▸ What you need to do: Leave the pictures out and copy exactly the lines from the line containing "Write the seaborn" to the line containing "from matplotlib.ticker import", both lines included.
——————————
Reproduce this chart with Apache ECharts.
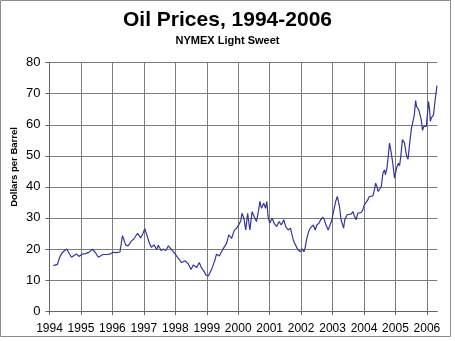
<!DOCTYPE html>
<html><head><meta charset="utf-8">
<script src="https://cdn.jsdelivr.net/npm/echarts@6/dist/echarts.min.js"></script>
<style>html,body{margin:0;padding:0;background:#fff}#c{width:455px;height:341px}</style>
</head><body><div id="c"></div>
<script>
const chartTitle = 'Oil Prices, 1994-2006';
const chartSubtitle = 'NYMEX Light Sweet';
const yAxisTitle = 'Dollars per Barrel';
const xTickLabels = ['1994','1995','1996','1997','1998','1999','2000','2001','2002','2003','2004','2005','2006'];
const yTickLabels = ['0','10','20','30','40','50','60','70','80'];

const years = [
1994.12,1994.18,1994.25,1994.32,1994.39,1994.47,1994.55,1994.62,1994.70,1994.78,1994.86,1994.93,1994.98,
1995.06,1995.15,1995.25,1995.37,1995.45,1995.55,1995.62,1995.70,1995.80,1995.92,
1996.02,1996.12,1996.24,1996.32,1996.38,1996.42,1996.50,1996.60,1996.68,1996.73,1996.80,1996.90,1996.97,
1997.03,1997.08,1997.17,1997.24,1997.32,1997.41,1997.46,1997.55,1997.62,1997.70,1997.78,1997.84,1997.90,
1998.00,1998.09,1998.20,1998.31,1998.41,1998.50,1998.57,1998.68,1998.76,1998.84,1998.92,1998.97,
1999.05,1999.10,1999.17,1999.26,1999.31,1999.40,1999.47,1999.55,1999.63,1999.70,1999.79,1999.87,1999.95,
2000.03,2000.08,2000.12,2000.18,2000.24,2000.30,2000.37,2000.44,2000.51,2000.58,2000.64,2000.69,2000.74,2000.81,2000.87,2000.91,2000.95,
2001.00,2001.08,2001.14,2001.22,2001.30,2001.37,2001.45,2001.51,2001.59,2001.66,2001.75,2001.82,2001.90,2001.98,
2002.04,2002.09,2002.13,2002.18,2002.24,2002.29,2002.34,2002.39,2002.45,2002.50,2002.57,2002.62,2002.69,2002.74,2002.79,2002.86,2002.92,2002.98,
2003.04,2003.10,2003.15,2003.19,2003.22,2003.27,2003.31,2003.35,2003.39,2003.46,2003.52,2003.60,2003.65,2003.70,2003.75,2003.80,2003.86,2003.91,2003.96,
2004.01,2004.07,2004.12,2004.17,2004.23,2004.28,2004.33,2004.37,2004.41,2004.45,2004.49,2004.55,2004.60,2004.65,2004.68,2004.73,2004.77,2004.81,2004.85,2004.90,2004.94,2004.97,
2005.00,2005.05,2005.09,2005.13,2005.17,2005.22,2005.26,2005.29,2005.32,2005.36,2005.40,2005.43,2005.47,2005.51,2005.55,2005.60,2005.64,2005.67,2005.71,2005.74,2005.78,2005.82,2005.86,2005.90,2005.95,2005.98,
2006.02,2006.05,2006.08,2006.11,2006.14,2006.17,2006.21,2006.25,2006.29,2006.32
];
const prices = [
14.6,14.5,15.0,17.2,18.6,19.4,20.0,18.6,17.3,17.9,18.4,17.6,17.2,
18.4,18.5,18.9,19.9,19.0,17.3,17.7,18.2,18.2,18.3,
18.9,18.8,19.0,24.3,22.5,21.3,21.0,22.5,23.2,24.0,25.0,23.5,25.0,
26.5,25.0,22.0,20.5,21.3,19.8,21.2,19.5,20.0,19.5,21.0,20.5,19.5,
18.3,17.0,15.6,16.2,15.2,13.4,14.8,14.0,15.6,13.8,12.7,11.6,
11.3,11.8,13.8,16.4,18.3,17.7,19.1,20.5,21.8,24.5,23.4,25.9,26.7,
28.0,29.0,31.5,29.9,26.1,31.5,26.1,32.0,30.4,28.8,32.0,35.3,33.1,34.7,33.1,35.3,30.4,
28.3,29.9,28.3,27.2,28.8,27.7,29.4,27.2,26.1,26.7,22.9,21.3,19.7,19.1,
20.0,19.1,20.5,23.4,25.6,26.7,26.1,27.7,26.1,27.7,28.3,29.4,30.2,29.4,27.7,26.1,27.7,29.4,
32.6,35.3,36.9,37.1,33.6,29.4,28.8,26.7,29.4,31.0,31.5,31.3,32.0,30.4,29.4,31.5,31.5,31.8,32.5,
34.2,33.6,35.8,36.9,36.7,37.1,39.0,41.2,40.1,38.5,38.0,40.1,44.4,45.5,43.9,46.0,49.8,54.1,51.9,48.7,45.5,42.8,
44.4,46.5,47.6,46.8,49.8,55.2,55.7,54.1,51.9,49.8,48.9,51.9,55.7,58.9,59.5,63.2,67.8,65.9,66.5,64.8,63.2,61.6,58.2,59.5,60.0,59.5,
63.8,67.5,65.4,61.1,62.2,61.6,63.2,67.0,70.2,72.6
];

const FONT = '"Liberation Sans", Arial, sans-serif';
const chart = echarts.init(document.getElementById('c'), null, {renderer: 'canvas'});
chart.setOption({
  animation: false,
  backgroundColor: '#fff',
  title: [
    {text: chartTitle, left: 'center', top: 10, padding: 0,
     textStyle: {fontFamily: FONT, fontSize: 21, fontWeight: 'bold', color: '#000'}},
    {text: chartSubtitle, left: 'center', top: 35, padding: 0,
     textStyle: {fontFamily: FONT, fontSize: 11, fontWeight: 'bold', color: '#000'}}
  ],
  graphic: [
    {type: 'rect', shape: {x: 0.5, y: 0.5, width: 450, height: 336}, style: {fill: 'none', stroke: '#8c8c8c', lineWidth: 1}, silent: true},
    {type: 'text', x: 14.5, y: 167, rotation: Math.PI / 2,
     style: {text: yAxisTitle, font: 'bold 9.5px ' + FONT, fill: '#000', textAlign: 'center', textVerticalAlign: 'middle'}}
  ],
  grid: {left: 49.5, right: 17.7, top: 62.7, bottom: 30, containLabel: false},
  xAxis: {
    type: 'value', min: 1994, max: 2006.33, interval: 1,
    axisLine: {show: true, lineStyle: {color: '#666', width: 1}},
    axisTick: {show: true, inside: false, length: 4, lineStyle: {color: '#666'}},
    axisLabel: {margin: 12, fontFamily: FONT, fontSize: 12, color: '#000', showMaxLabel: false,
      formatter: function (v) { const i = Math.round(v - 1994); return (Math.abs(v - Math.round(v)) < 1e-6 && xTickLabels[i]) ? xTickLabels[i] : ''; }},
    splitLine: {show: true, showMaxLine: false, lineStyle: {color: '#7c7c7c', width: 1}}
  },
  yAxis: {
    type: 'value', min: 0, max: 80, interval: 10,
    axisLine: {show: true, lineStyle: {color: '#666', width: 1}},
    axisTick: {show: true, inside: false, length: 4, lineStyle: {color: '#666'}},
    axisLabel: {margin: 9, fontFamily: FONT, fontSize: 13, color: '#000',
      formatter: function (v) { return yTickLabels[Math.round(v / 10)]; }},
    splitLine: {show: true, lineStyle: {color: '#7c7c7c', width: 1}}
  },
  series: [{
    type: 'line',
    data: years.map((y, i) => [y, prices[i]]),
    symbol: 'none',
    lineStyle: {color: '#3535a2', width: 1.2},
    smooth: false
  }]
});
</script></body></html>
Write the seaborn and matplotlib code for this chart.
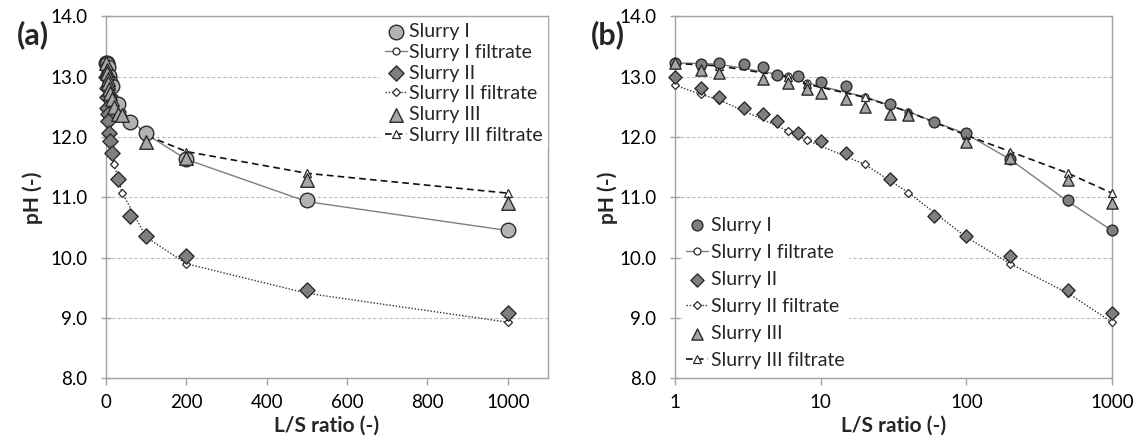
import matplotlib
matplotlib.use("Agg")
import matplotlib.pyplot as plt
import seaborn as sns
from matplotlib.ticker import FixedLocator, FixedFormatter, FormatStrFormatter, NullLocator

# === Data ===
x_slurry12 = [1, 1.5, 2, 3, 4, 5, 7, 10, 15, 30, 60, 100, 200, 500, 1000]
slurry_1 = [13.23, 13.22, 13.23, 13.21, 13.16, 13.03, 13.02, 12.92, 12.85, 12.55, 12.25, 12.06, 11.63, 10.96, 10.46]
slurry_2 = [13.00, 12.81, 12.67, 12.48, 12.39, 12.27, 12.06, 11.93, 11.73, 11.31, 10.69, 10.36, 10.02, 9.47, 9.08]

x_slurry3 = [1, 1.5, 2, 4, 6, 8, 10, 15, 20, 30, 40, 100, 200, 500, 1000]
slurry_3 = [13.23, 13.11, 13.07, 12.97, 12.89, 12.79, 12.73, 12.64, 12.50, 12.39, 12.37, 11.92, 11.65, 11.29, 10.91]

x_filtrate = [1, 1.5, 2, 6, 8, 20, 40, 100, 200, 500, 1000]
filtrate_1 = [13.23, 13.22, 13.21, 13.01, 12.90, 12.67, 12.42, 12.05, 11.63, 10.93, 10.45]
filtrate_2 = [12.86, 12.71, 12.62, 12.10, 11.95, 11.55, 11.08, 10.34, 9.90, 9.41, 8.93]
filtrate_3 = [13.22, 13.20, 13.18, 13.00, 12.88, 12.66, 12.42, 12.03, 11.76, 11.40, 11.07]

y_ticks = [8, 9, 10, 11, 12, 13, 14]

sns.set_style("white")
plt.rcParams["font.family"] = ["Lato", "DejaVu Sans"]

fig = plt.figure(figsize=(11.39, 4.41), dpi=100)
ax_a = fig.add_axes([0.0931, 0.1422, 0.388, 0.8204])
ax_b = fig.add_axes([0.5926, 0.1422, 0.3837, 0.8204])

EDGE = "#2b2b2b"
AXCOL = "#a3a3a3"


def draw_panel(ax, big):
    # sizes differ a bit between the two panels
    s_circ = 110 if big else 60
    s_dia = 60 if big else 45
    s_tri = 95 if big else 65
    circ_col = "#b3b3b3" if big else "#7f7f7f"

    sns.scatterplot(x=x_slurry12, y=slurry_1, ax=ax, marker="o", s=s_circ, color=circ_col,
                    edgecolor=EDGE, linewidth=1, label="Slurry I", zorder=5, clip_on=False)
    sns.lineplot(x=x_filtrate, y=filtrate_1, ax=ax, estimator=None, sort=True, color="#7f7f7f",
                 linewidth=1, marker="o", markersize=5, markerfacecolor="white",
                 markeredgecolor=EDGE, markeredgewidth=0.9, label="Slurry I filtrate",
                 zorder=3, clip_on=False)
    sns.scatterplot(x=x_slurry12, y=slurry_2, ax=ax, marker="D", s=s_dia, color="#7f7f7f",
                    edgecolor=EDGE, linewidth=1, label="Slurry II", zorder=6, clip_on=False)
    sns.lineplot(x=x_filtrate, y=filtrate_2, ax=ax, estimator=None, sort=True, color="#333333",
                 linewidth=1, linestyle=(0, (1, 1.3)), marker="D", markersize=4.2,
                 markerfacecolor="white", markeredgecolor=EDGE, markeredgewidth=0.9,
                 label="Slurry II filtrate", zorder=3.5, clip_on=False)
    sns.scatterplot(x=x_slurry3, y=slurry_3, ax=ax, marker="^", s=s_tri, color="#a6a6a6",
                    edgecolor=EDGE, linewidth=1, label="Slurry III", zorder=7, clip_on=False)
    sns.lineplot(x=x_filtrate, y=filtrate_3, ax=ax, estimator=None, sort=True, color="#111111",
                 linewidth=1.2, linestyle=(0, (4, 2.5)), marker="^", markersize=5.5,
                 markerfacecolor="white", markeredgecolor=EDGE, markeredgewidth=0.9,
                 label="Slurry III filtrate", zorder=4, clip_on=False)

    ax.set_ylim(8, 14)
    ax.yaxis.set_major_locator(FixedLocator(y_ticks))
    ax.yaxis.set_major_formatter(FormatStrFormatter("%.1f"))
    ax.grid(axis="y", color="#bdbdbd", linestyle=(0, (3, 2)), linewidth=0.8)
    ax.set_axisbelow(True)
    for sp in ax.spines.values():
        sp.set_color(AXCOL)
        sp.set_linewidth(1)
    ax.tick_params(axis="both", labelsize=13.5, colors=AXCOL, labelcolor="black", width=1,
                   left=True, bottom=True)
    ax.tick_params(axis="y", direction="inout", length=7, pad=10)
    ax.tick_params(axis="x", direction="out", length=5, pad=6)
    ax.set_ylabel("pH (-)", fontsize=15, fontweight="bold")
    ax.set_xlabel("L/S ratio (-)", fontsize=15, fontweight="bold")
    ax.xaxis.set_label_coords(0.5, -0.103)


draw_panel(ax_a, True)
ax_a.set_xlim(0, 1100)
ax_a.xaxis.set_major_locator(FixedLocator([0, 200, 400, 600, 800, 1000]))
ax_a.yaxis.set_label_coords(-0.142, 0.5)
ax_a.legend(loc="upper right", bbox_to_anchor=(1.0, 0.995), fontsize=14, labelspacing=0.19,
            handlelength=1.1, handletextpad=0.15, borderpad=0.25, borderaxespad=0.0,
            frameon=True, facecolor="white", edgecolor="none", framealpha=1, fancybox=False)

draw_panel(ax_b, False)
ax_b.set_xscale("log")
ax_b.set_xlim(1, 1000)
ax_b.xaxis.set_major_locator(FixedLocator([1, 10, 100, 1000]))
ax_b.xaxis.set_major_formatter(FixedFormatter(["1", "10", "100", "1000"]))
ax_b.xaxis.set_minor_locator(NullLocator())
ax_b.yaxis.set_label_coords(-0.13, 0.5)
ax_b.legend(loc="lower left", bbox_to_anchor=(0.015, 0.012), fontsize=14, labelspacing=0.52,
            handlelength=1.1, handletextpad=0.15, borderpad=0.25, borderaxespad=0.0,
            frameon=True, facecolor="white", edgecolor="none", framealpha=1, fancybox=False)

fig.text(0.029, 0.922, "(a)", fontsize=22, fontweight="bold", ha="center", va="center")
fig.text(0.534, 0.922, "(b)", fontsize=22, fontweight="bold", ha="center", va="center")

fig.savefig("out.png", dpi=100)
——————————
▸ Result:
Write the seaborn and matplotlib code for this chart.
import matplotlib
matplotlib.use("Agg")
import matplotlib.pyplot as plt
import seaborn as sns
from matplotlib.ticker import FixedLocator, FixedFormatter, FormatStrFormatter, NullLocator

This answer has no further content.